***** AVAILABLE DATA
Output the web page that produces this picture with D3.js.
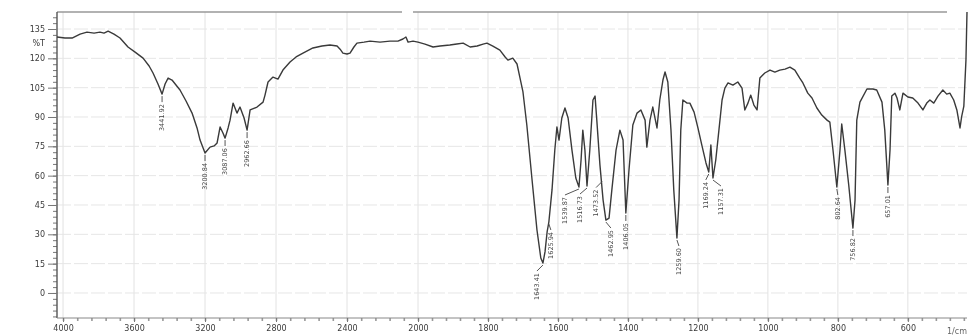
<!DOCTYPE html>
<html>
<head>
<meta charset="utf-8">
<script src="https://cdn.jsdelivr.net/npm/d3@7"></script>
<style>
  html, body { margin: 0; padding: 0; background: #fff; }
  #canvas svg { display: block; filter: blur(0.45px); }
  .axis text { font-family: "DejaVu Sans", sans-serif; font-size: 8px; fill: #3a3a3a; }
  .axis path, .axis line { stroke: #777; }
</style>
</head>
<body>
<div id="canvas"></div>
<script>
// IR spectrum, %T vs wavenumber (1/cm)
const wavenumber = [4034, 3989, 3949, 3904, 3865, 3825, 3792, 3769, 3746, 3713, 3679, 3634, 3594, 3549, 3515, 3493, 3465, 3442, 3425, 3408,
  3386, 3341, 3307, 3273, 3245, 3228, 3200, 3172, 3149, 3132, 3115, 3099, 3087, 3070, 3059, 3042, 3020, 3003, 2980, 2963,
  2946, 2907, 2873, 2862, 2845, 2817, 2789, 2761, 2721, 2687, 2648, 2592, 2541, 2496, 2456, 2439, 2423, 2400, 2383, 2361,
  2344, 2304, 2270, 2214, 2158, 2113, 2085, 2068, 2056, 2028, 2000, 1980, 1957, 1937, 1909, 1889, 1871, 1851, 1831, 1814,
  1803, 1786, 1766, 1751, 1743, 1729, 1717, 1709, 1700, 1689, 1674, 1660, 1649, 1643, 1637, 1631, 1626, 1617, 1609, 1603,
  1597, 1589, 1580, 1571, 1560, 1549, 1540, 1534, 1529, 1523, 1517, 1509, 1500, 1494, 1489, 1480, 1471, 1463, 1454, 1446,
  1434, 1423, 1414, 1406, 1397, 1386, 1374, 1363, 1351, 1346, 1337, 1329, 1317, 1309, 1300, 1294, 1286, 1277, 1269, 1260,
  1254, 1249, 1243, 1231, 1223, 1211, 1200, 1189, 1177, 1169, 1163, 1157, 1149, 1140, 1131, 1123, 1114, 1100, 1086, 1074,
  1066, 1057, 1049, 1040, 1031, 1023, 1009, 994, 980, 966, 951, 937, 923, 909, 900, 886, 874, 860, 846, 831,
  823, 814, 803, 794, 789, 780, 769, 757, 751, 746, 737, 717, 700, 689, 674, 666, 657, 651, 646, 637,
  631, 623, 614, 600, 586, 571, 557, 546, 537, 526, 514, 500, 489, 480, 469, 460, 451, 446, 440, 434, 431];

const transmittance = [130.9, 130.4, 130.4, 132.4, 133.4, 132.9, 133.4, 132.9, 133.9, 132.4, 130.4, 125.8, 123.2, 120.1, 116.1, 112.5, 106.9, 101.7, 106.9, 109.9,
  108.9, 103.8, 98.2, 92.0, 84.4, 78.2, 71.6, 74.6, 75.2, 76.7, 84.9, 81.8, 79.2, 84.4, 88.4, 97.1, 92.0, 95.1, 89.5, 83.3,
  93.6, 95.1, 97.6, 101.2, 107.9, 110.4, 109.4, 114.0, 118.1, 120.7, 122.7, 125.3, 126.3, 126.8, 126.3, 124.7, 122.7, 122.2, 122.7, 125.8,
  127.8, 128.3, 128.8, 128.3, 128.8, 128.8, 129.9, 130.9, 128.3, 128.8, 128.3, 127.3, 125.8, 126.3, 126.8, 127.3, 127.8, 125.8, 126.3, 127.3,
  127.8, 126.3, 124.2, 120.7, 119.1, 120.1, 117.1, 110.4, 102.8, 85.9, 57.8, 32.2, 17.9, 15.3, 21.0, 31.2, 36.3, 52.7, 73.1, 84.9,
  78.2, 89.5, 94.6, 89.5, 73.1, 58.8, 54.2, 68.0, 83.3, 73.1, 54.7, 73.1, 98.7, 100.7, 88.4, 65.4, 47.5, 37.3, 38.3, 52.7,
  73.1, 83.3, 78.2, 40.9, 62.9, 85.9, 92.0, 93.6, 88.4, 74.6, 88.4, 95.1, 84.4, 98.7, 108.9, 113.0, 107.9, 83.3, 52.7, 28.1,
  47.5, 83.3, 98.7, 97.1, 97.1, 92.5, 84.4, 75.7, 66.5, 61.9, 75.7, 58.8, 68.0, 83.3, 98.7, 104.8, 107.4, 106.3, 107.9, 104.8,
  93.6, 97.1, 101.2, 96.1, 93.6, 109.9, 112.5, 114.0, 113.0, 114.0, 114.5, 115.5, 114.0, 109.9, 107.4, 102.2, 99.7, 94.6, 91.0, 88.4,
  87.4, 73.1, 54.2, 73.1, 86.4, 73.1, 55.2, 33.2, 47.5, 88.4, 97.6, 104.3, 104.3, 103.8, 97.6, 83.3, 55.2, 73.1, 100.7, 102.2,
  99.7, 93.6, 102.2, 100.2, 99.7, 97.1, 93.6, 97.1, 98.7, 97.1, 100.7, 103.8, 101.7, 102.2, 98.7, 93.6, 84.4, 90.5, 95.6, 119.1, 143.7];

// labelled peaks
const peakWn = [3442, 3200, 3087, 2963, 1643, 1626, 1540, 1517, 1474, 1463, 1406, 1260, 1169, 1157, 803, 757, 657];
const peakT = [101.7, 71.6, 79.2, 83.3, 15.3, 36.3, 54.2, 54.7, 58.0, 37.3, 40.9, 28.1, 61.9, 58.8, 54.2, 33.2, 55.2];
const peakText = ["3441.92", "3200.84", "3087.06", "2962.66", "1643.41", "1625.94", "1539.87", "1516.73", "1473.52",
  "1462.95", "1406.05", "1259.60", "1169.24", "1157.31", "802.64", "756.82", "657.01"];
// label nudges (px) so the crowded ones do not overlap
const peakNudge = [0, 0, 0, 0, -6, 2, -14, -7, -6, 5, 0, 2, -3, 8, 1, 0, 0];

const xMajor = [4000, 3600, 3200, 2800, 2400, 2000, 1800, 1600, 1400, 1200, 1000, 800, 600];
const yMajor = [0, 15, 30, 45, 60, 75, 90, 105, 120, 135];

const W = 969, H = 336;
const plotLeft = 57, plotRight = 967, plotTop = 12, plotBottom = 318;

const svg = d3.select("#canvas").append("svg")
    .attr("width", W)
    .attr("height", H);

// Shimadzu style: scale changes at 2000 1/cm
const x = d3.scaleLinear()
    .domain([4034, 2000, 431])
    .range([plotLeft, 418, plotRight]);
const y = d3.scaleLinear()
    .domain([-12.8, 143.7])
    .range([plotBottom, plotTop]);

// grid
svg.append("g").selectAll("line")
    .data(xMajor)
    .enter().append("line")
    .attr("x1", d => x(d)).attr("x2", d => x(d))
    .attr("y1", plotTop).attr("y2", plotBottom)
    .style("stroke", "#e2e2e2");
svg.append("g").selectAll("line")
    .data(yMajor)
    .enter().append("line")
    .attr("x1", plotLeft).attr("x2", plotRight)
    .attr("y1", d => y(d)).attr("y2", d => y(d))
    .style("stroke", "#e6e6e6")
    .style("stroke-dasharray", "14,3");

// top frame (scan has a gap in it)
svg.append("line")
    .attr("x1", plotLeft).attr("x2", 402).attr("y1", plotTop).attr("y2", plotTop)
    .style("stroke", "#999").style("stroke-width", 1.3);
svg.append("line")
    .attr("x1", 413).attr("x2", plotRight - 20).attr("y1", plotTop).attr("y2", plotTop)
    .style("stroke", "#999").style("stroke-width", 1.3);

// minor ticks
const yMinor = d3.range(-12, 144, 3);
svg.append("g")
    .attr("class", "axis")
    .attr("transform", "translate(" + plotLeft + ",0)")
    .call(d3.axisLeft(y).tickValues(yMinor).tickSize(4).tickFormat(""))
    .call(g => g.select(".domain").remove());

const xMinor = d3.range(4000, 2000, -80).concat(d3.range(2000, 439, -40));
svg.append("g")
    .attr("class", "axis")
    .attr("transform", "translate(0," + plotBottom + ")")
    .call(d3.axisBottom(x).tickValues(xMinor).tickSize(3).tickFormat(""))
    .call(g => g.select(".domain").remove())
    .call(g => g.selectAll("line").style("stroke-width", 1.6).style("stroke", "#999"));

// major axes
svg.append("g")
    .attr("class", "axis")
    .attr("transform", "translate(" + plotLeft + ",0)")
    .call(d3.axisLeft(y).tickValues(yMajor).tickSize(9).tickPadding(3).tickSizeOuter(0))
    .call(g => g.select(".domain").attr("d", "M0," + plotTop + "V" + plotBottom).style("stroke", "#555").style("stroke-width", 1.4));

svg.append("text")
    .attr("x", plotLeft - 12)
    .attr("y", y(127.8))
    .attr("dy", "0.32em")
    .attr("text-anchor", "end")
    .style("font-family", "DejaVu Sans, sans-serif")
    .style("font-size", "8px")
    .style("fill", "#3a3a3a")
    .text("%T");

svg.append("g")
    .attr("class", "axis")
    .attr("transform", "translate(0," + plotBottom + ")")
    .call(d3.axisBottom(x).tickValues(xMajor).tickSize(4).tickPadding(3).tickSizeOuter(0).tickFormat(d3.format("d")))
    .call(g => g.select(".domain").attr("d", "M" + plotLeft + ",0H" + plotRight).style("stroke", "#888"));

svg.append("text")
    .attr("x", 957)
    .attr("y", 334)
    .attr("text-anchor", "middle")
    .style("font-family", "DejaVu Sans, sans-serif")
    .style("font-size", "8px")
    .style("fill", "#666")
    .text("1/cm");

// spectrum
const spectrum = wavenumber.map((w, i) => [w, transmittance[i]]);
svg.append("path")
    .datum(spectrum)
    .attr("d", d3.line().x(d => x(d[0])).y(d => y(d[1])))
    .style("fill", "none")
    .style("stroke", "#3a3a3a")
    .style("stroke-width", 1.4)
    .style("stroke-linejoin", "round");

// peak labels
const peaks = svg.append("g").selectAll("g")
    .data(peakWn.map((w, i) => ({w: w, t: peakT[i], text: peakText[i], nudge: peakNudge[i]})))
    .enter().append("g");

peaks.append("path")
    .attr("d", d => {
        const px = x(d.w), py = y(d.t);
        return "M" + px + "," + (py + 2) + "L" + (px + d.nudge) + "," + (py + 8);
    })
    .style("stroke", "#555")
    .style("fill", "none");

peaks.append("text")
    .attr("transform", d => "translate(" + (x(d.w) + d.nudge) + "," + (y(d.t) + 10) + ") rotate(-90)")
    .attr("text-anchor", "end")
    .attr("dy", "0.35em")
    .style("font-family", "DejaVu Sans, sans-serif")
    .style("font-size", "6.5px")
    .style("fill", "#444")
    .text(d => d.text);
</script>
</body>
</html>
**********
Everything from the top line of the data down to and including the line with "440, 434, 431];" is to be copied, except the pictures.

● SOLUTION FOR THIS EXERCISE
Output the web page that produces this picture with D3.js.
<!DOCTYPE html>
<html>
<head>
<meta charset="utf-8">
<script src="https://cdn.jsdelivr.net/npm/d3@7"></script>
<style>
  html, body { margin: 0; padding: 0; background: #fff; }
  #canvas svg { display: block; filter: blur(0.45px); }
  .axis text { font-family: "DejaVu Sans", sans-serif; font-size: 8px; fill: #3a3a3a; }
  .axis path, .axis line { stroke: #777; }
</style>
</head>
<body>
<div id="canvas"></div>
<script>
// IR spectrum, %T vs wavenumber (1/cm)
const wavenumber = [4034, 3989, 3949, 3904, 3865, 3825, 3792, 3769, 3746, 3713, 3679, 3634, 3594, 3549, 3515, 3493, 3465, 3442, 3425, 3408,
  3386, 3341, 3307, 3273, 3245, 3228, 3200, 3172, 3149, 3132, 3115, 3099, 3087, 3070, 3059, 3042, 3020, 3003, 2980, 2963,
  2946, 2907, 2873, 2862, 2845, 2817, 2789, 2761, 2721, 2687, 2648, 2592, 2541, 2496, 2456, 2439, 2423, 2400, 2383, 2361,
  2344, 2304, 2270, 2214, 2158, 2113, 2085, 2068, 2056, 2028, 2000, 1980, 1957, 1937, 1909, 1889, 1871, 1851, 1831, 1814,
  1803, 1786, 1766, 1751, 1743, 1729, 1717, 1709, 1700, 1689, 1674, 1660, 1649, 1643, 1637, 1631, 1626, 1617, 1609, 1603,
  1597, 1589, 1580, 1571, 1560, 1549, 1540, 1534, 1529, 1523, 1517, 1509, 1500, 1494, 1489, 1480, 1471, 1463, 1454, 1446,
  1434, 1423, 1414, 1406, 1397, 1386, 1374, 1363, 1351, 1346, 1337, 1329, 1317, 1309, 1300, 1294, 1286, 1277, 1269, 1260,
  1254, 1249, 1243, 1231, 1223, 1211, 1200, 1189, 1177, 1169, 1163, 1157, 1149, 1140, 1131, 1123, 1114, 1100, 1086, 1074,
  1066, 1057, 1049, 1040, 1031, 1023, 1009, 994, 980, 966, 951, 937, 923, 909, 900, 886, 874, 860, 846, 831,
  823, 814, 803, 794, 789, 780, 769, 757, 751, 746, 737, 717, 700, 689, 674, 666, 657, 651, 646, 637,
  631, 623, 614, 600, 586, 571, 557, 546, 537, 526, 514, 500, 489, 480, 469, 460, 451, 446, 440, 434, 431];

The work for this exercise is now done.